Baleba: A long courtship stuck on repeat

If Anderson is the new obsession, Carlos Baleba is the old one that refuses to move forward.

United pushed hard for the Brighton & Hove Albion midfielder last summer. The Cameroonian, a powerful box-to-box presence with serious athleticism, was identified as a dream target. Brighton’s answer was blunt: £100m or nothing. United walked away.

Behind the scenes, they still did plenty of work. It is understood that United reached an agreement with Baleba on personal terms in August. Then, in April, Italian journalist Fabrizio Romano reported that a verbal agreement between Baleba and United for summer 2025 remained in place.

On paper, the path looked clear. Baleba’s season on the south coast did not explode in the way some expected, and many around the situation assumed Brighton might soften their stance or at least entertain a more realistic fee.

They have not.

Brighton remain unmoved on valuation and, according to The Guardian, believe the 22-year-old will stay put. No discount, no rush to sell, no easy win for United. The result is familiar: another stalemate, another summer in which Baleba’s name circles Old Trafford without landing.

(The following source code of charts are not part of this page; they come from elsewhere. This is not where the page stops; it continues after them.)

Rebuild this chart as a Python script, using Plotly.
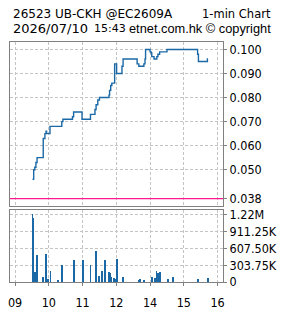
import plotly.graph_objects as go

# ---- data ----
price_t = [31, 33, 35, 37, 39, 50, 53, 55, 56, 62, 83, 85, 102, 104, 119, 134, 142, 144,
           147, 150, 167, 168, 170, 172, 177, 180.5, 190, 192, 217, 220, 229, 231, 232,
           240, 242, 243, 247, 252, 254, 257, 270, 324.5, 326, 342, 343]
price_v = [0.046, 0.050, 0.051, 0.053, 0.055, 0.063, 0.065, 0.066, 0.065, 0.068, 0.070,
           0.071, 0.072, 0.074, 0.071, 0.073, 0.075, 0.077, 0.079, 0.080, 0.081, 0.083,
           0.085, 0.086, 0.094, 0.090, 0.093, 0.096, 0.094, 0.093, 0.094, 0.096, 0.100,
           0.099, 0.0985, 0.097, 0.096, 0.097, 0.098, 0.099, 0.100, 0.098, 0.095, 0.096, 0.096]

vol_t = [31, 32.5, 36, 39.5, 50, 55, 58, 63, 77, 84, 105, 120, 134, 144, 149, 154, 159.5,
         167, 168.6, 170.3, 176, 180, 181, 192, 220, 221.8, 229.7, 243.4, 248.6, 251.5,
         253.7, 257.2, 272.6, 281, 325.7, 343]
vol_v = [1215000, 1153000, 174000, 478000, 90000, 495000, 40000, 197000, 11000, 293000,
         394000, 394000, 293000, 546000, 107000, 191000, 394000, 163000, 146000, 90000,
         62000, 50000, 410000, 90000, 11000, 40000, 11000, 73000, 62000, 191000, 146000,
         174000, 40000, 73000, 40000, 56000]

prev_close = 0.038

hour_ticks = [0, 60, 120, 180, 240, 300, 360]
hour_labels = ["09", "10", "11", "12", "14", "15", "16"]

price_ticks = [0.038, 0.050, 0.060, 0.070, 0.080, 0.090, 0.100]
price_labels = ["0.038", "0.050", "0.060", "0.070", "0.080", "0.090", "0.100"]

vol_ticks = [0, 303750, 607500, 911250, 1215000]
vol_labels = ["0", "303.75K", "607.50K", "911.25K", "1.22M"]

title_left = "26523 UB-CKH @EC2609A"
title_right = "1-min Chart"
stamp_date = "2026/07/10"
stamp_time = "15:43"
stamp_right = "etnet.com.hk © copyright"

# ---- style ----
BLUE = "#1a68a6"
PINK = "#ff1a8c"
FRAME = "#808080"
GRID = "#c4c4c4"
TICKFONT = dict(family="Liberation Sans Narrow, DejaVu Sans Condensed, sans-serif", size=12.5, color="#000")

W, H = 285, 318
ML, MR, MT, MB = 8, 56, 42, 21
PW, PH = W - ML - MR, H - MT - MB


def px(xp):
    return (xp - ML) / PW


def py(yp):
    return (H - MB - yp) / PH


fig = go.Figure()
fig.add_trace(go.Scatter(x=price_t, y=price_v, mode="lines", line_shape="hv",
                         line=dict(color=BLUE, width=1.4), xaxis="x", yaxis="y",
                         hoverinfo="skip"))
fig.add_trace(go.Bar(x=vol_t, y=vol_v, width=1.5, marker=dict(color=BLUE, line_width=0),
                     xaxis="x2", yaxis="y2", hoverinfo="skip"))

fig.add_shape(type="line", xref="x domain", yref="y", x0=0, x1=1, y0=prev_close, y1=prev_close,
              line=dict(color=PINK, width=1.3), layer="above")

xr = [-9.1, 369.7]
common_x = dict(range=xr, tickvals=hour_ticks, showgrid=True, gridcolor=GRID, griddash="3px,2px",
                gridwidth=1, showline=True, mirror=True, linecolor=FRAME, linewidth=1,
                zeroline=False, fixedrange=True)
common_y = dict(side="right", showgrid=True, gridcolor=GRID, griddash="3px,2px", gridwidth=1,
                showline=True, mirror=True, linecolor=FRAME, linewidth=1, zeroline=False,
                ticks="outside", ticklen=3, tickcolor=FRAME, tickfont=TICKFONT, fixedrange=True)

vol_top = py(221)
price_bot = py(216)

fig.update_layout(
    width=W, height=H, margin=dict(l=ML, r=MR, t=MT, b=MB, pad=0),
    paper_bgcolor="white", plot_bgcolor="white", showlegend=False, bargap=0,
    xaxis=dict(domain=[0, 1], anchor="y", showticklabels=False, ticks="", **common_x),
    yaxis=dict(domain=[price_bot, 1], anchor="x", range=[0.0350, 0.1031],
               tickvals=price_ticks, ticktext=price_labels, **common_y),
    xaxis2=dict(domain=[0, 1], anchor="y2", showticklabels=True, ticktext=hour_labels,
                ticks="outside", ticklen=3, tickcolor=FRAME, tickfont=TICKFONT,
                ticklabelstandoff=6, **common_x),
    yaxis2=dict(domain=[0, vol_top], anchor="x2", range=[0, 1290000],
                tickvals=vol_ticks, ticktext=vol_labels, **common_y),
)

ann_font = dict(family="DejaVu Sans, sans-serif", size=12, color="#000")
fig.add_annotation(x=px(9), y=py(12.5), xref="paper", yref="paper", text=title_left,
                   showarrow=False, xanchor="left", yanchor="middle", font=ann_font)
fig.add_annotation(x=px(281), y=py(12.5), xref="paper", yref="paper", text=title_right,
                   showarrow=False, xanchor="right", yanchor="middle",
                   font=dict(family="DejaVu Sans, sans-serif", size=11.5, color="#000"))
fig.add_annotation(x=px(9), y=py(28), xref="paper", yref="paper", text=stamp_date,
                   showarrow=False, xanchor="left", yanchor="middle",
                   font=dict(family="DejaVu Sans, sans-serif", size=13, color="#000"))
fig.add_annotation(x=px(93), y=py(28), xref="paper", yref="paper", text=stamp_time,
                   showarrow=False, xanchor="left", yanchor="middle",
                   font=dict(family="DejaVu Sans, sans-serif", size=11, color="#000"))
fig.add_annotation(x=px(281), y=py(28), xref="paper", yref="paper", text=stamp_right,
                   showarrow=False, xanchor="right", yanchor="middle",
                   font=dict(family="Liberation Sans, Arial, sans-serif", size=12.8, color="#000"))

fig.write_html("out.html", config={"displayModeBar": False})
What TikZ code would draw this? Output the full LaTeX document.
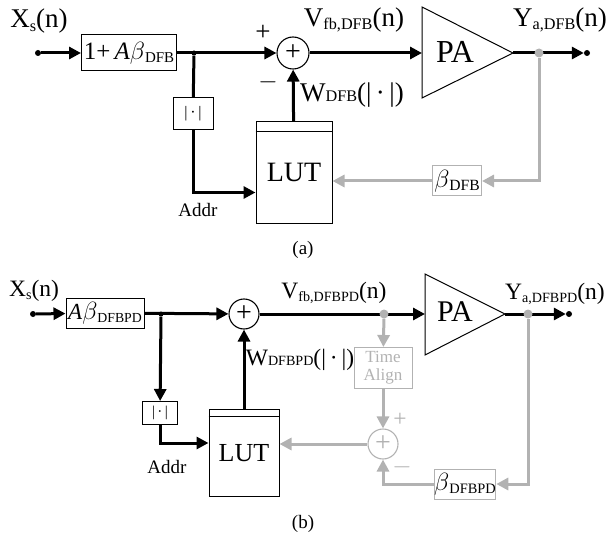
\documentclass[tikz,border=0pt]{standalone}
\usepackage{fontspec}
\setmainfont{Liberation Serif}
\usetikzlibrary{arrows.meta,positioning}
\definecolor{fbgray}{RGB}{178,178,178}
\newcommand{\lowtxt}[1]{\raisebox{-0.3ex}{\scalebox{0.6}{#1}}}
\newcommand{\flattxt}[1]{\scalebox{0.6}{#1}}

\begin{document}
\begin{tikzpicture}
 [x=1pt,y=-1pt,
  block/.style={draw,line width=1pt,inner sep=0pt},
  graybox/.style={draw=fbgray,line width=1pt,inner sep=0pt},
  lut/.style={draw,line width=1pt,inner sep=0pt},
  sum node/.style={circle,draw,line width=1.1pt,inner sep=0pt,font=\fontsize{28}{28}\selectfont},
  dot/.style={circle,fill,inner sep=0pt,minimum size=6pt},
  tap/.style={circle,fill=fbgray,inner sep=0pt,minimum size=9pt},
  sig/.style={line width=3pt,-{Triangle[length=12pt,width=12pt]}},
  fb/.style={sig,fbgray},
  laba/.style={font=\fontsize{27}{30}\selectfont},
  labb/.style={font=\fontsize{23.5}{26}\selectfont},
  small/.style={font=\fontsize{19}{21}\selectfont}]

\useasboundingbox (0,0) rectangle (610,540);

% (a)
\node[dot] (in1) at (38,53) {};
\node[block,minimum width=95pt,minimum height=36pt,font=\fontsize{25}{27}\selectfont] (g1) at (129,53) {1+\,\textit{A}$\beta$\lowtxt{DFB}};
\node[dot,minimum size=5pt] (j1) at (194,53) {};
\node[sum node,minimum size=32pt] (s1) at (293,53) {+};
\node[block,minimum width=40pt,minimum height=32pt,font=\fontsize{16}{18}\selectfont] (abs1) at (193,114) {|\,\textperiodcentered\,|};
\node[lut,minimum width=76pt,minimum height=101pt,font=\fontsize{28}{30}\selectfont] (lut1) at (294,172.5) {LUT};
\draw[line width=1pt] ([yshift=-10pt]lut1.north west) -- ([yshift=-10pt]lut1.north east);
\draw[line width=1pt] (422,7) -- (513,53) -- (422,98) -- cycle;
\coordinate (pa1in) at (422,53);
\coordinate (pa1out) at (513,53);
\node[font=\fontsize{32}{34}\selectfont] (pa1) at (455,52) {PA};
\node[dot] (out1) at (587,53) {};
\node[graybox,minimum width=49pt,minimum height=30pt,font=\fontsize{26}{28}\selectfont] (b1) at (457,181) {$\beta$\lowtxt{DFB}};

\node[laba] (xs1) at (39,21) {X\lowtxt{s}(n)};
\node[laba] (plus1) at (263,33) {+};
\node[laba] (minus1) at (268,82) {$-$};
\node[laba] (v1) at (354,20) {V\lowtxt{fb,DFB}(n)};
\node[laba] (w1) at (352,95) {W\flattxt{DFB}(|\,\textperiodcentered\,|)};
\node[laba] (y1) at (560,20) {Y\lowtxt{a,DFB}(n)};
\node[small] (addr1) at (198,210) {Addr};
\node[small] (cap1) at (303,250) {(a)};

\draw[sig] (in1) -- (g1);
\draw[sig] (g1) -- (s1);
\draw[line width=3pt] (j1) -- (abs1);
\draw[sig] (abs1) |- ([yshift=-20pt]lut1.west);
\draw[sig] (lut1) -- (s1);
\draw[sig] (s1) -- (pa1in);
\draw[sig] (pa1out) -- (out1);
\draw[fb] (b1) -- (b1 -| lut1.east);
\node[tap] (t1) at (539,53) {};
\draw[fb] (t1) |- (b1);

% (b)
\node[dot] (in2) at (33,314) {};
\node[block,minimum width=78pt,minimum height=30pt,font=\fontsize{23}{25}\selectfont] (g2) at (105,313) {\textit{A}$\beta$\lowtxt{DFBPD}};
\node[dot,minimum size=5pt] (j2) at (161,314) {};
\node[sum node,minimum size=30pt] (s2) at (244,314) {+};
\node[block,minimum width=35pt,minimum height=23pt,font=\fontsize{15}{17}\selectfont] (abs2) at (160,413) {|\,\textperiodcentered\,|};
\node[lut,minimum width=70pt,minimum height=87pt,font=\fontsize{26}{28}\selectfont] (lut2) at (244,453) {LUT};
\draw[line width=1pt] ([yshift=-7pt]lut2.north west) -- ([yshift=-7pt]lut2.north east);
\draw[line width=1pt] (425,274) -- (505,314) -- (425,355) -- cycle;
\coordinate (pa2in) at (425,314);
\coordinate (pa2out) at (505,314);
\node[font=\fontsize{30}{32}\selectfont] (pa2) at (455,312) {PA};
\node[dot] (out2) at (569,314) {};
\node[graybox,text=fbgray,minimum width=58pt,minimum height=41pt,align=center,font=\fontsize{17}{18}\selectfont] (ta) at (383,368) {Time\\Align};
\node[sum node,draw=fbgray,text=fbgray,minimum size=30pt] (s3) at (383,444) {+};
\node[graybox,minimum width=60pt,minimum height=30pt,font=\fontsize{24}{26}\selectfont] (b2) at (465,484) {$\beta$\lowtxt{DFBPD}};

\node[labb] (xs2) at (34,291) {X\lowtxt{s}(n)};
\node[labb] (v2) at (334,293) {V\lowtxt{fb,DFBPD}(n)};
\node[labb] (w2) at (300,360) {W\flattxt{DFBPD}(|\,\textperiodcentered\,|)};
\node[labb] (y2) at (555,294) {Y\lowtxt{a,DFBPD}(n)};
\node[labb,text=fbgray] (plus3) at (400,420) {+};
\node[labb,text=fbgray] (minus3) at (402,467) {$-$};
\node[small] (addr2) at (167,467) {Addr};
\node[small] (cap2) at (303,524) {(b)};

\draw[sig] (in2) -- (g2);
\draw[sig] (g2) -- (s2);
\draw[sig] (j2) -- (abs2);
\draw[sig] (abs2) |- ([yshift=10pt]lut2.west);
\draw[sig] (lut2) -- (s2);
\draw[sig] (s2) -- (pa2in);
\draw[sig] (pa2out) -- (out2);
\node[tap] (t2) at (384,314) {};
\draw[fb] (t2) -- (ta);
\draw[fb] (ta) -- (s3);
\draw[fb] (s3) -- (s3 -| lut2.east);
\node[tap] (t3) at (528,314) {};
\draw[fb] (t3) |- (b2);
\draw[fb] (b2) -| (s3);

\end{tikzpicture}
\end{document}
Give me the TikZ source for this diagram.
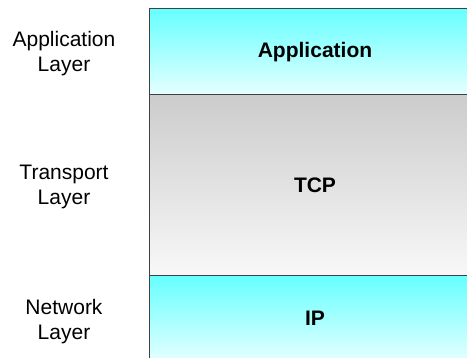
\documentclass[tikz,border=0pt]{standalone}
\usepackage{fontspec}
\setmainfont{Liberation Sans}
\begin{document}
\begin{tikzpicture}[x=1pt,y=-1pt,
  layerbox/.style={draw=black!75, line width=1pt, minimum width=332pt, inner sep=0pt, outer sep=0pt,
    font=\fontsize{21}{25}\selectfont\bfseries},
  cyanbox/.style={layerbox, top color=cyanTop, bottom color=cyanBot},
  graybox/.style={layerbox, top color=grayTop, bottom color=grayBot},
  sidelabel/.style={align=center, font=\fontsize{21}{25}\selectfont, inner sep=0pt}]
\definecolor{cyanTop}{HTML}{66FFFF}
\definecolor{cyanBot}{HTML}{E6FFFF}
\definecolor{grayTop}{HTML}{CCCCCC}
\definecolor{grayBot}{HTML}{F8F8F8}
\useasboundingbox (0,0) rectangle (467,358);
\clip (0,0) rectangle (467,358);
\node[cyanbox, minimum height=86pt] (app) at (315,52) {Application};
\node[graybox, minimum height=180.5pt, anchor=north] (tcp) at (app.south) {TCP};
\node[cyanbox, minimum height=86.5pt, anchor=north] (ip) at (tcp.south) {IP};
\node[sidelabel] (lapp) at (64,54) {Application\\Layer};
\node[sidelabel] (ltcp) at (64,187) {Transport\\Layer};
\node[sidelabel] (lip) at (64,322) {Network\\Layer};
\end{tikzpicture}
\end{document}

For a club trying to prove it can move decisively in the market under new ownership influence from INEOS, it is a frustrating echo of previous windows.

Fernandes: A new option, a different kind of stand-off

With Baleba locked behind Brighton’s price wall and Anderson drifting towards City, United have started to scan the market for alternatives. One name has emerged: Mateus Fernandes of West Ham.

United’s director of football, Jason Wilcox, is monitoring the young Portuguese midfielder as a possible solution to their central rebuild. Fernandes offers a different profile and a different situation, but the same problem: cost.

West Ham, relegated to the Championship and under pressure to raise funds, are believed to want around £80m for Fernandes. On the surface, that gives United leverage. A club needing sales, a player admired by a giant, a clear opportunity to lean on timing and circumstance.

INEOS, though, have drawn a line. There is no intention at this stage to meet West Ham’s demands. United are prepared to wait, to let the financial strain of relegation do some of the work for them.

The strategy is obvious: hold their nerve, watch West Ham’s need for cash grow, and hope the price drops to something that fits the new financial discipline being preached at Old Trafford.

Big budget, narrow margins

United entered this summer with a considerable budget and a clear mandate to reshape the midfield. Yet the reality is stark. One target is locked in a tug-of-war with Manchester City. Another is tied to Brighton’s refusal to budge. A third sits at a club that must sell but is still asking for a premium.

Money alone is not solving anything. Negotiation, timing, and sheer market power will decide whether United walk into next season with a transformed engine room or a list of near-misses.

The question now is simple: in a window defined by hard lines and harder prices, who blinks first?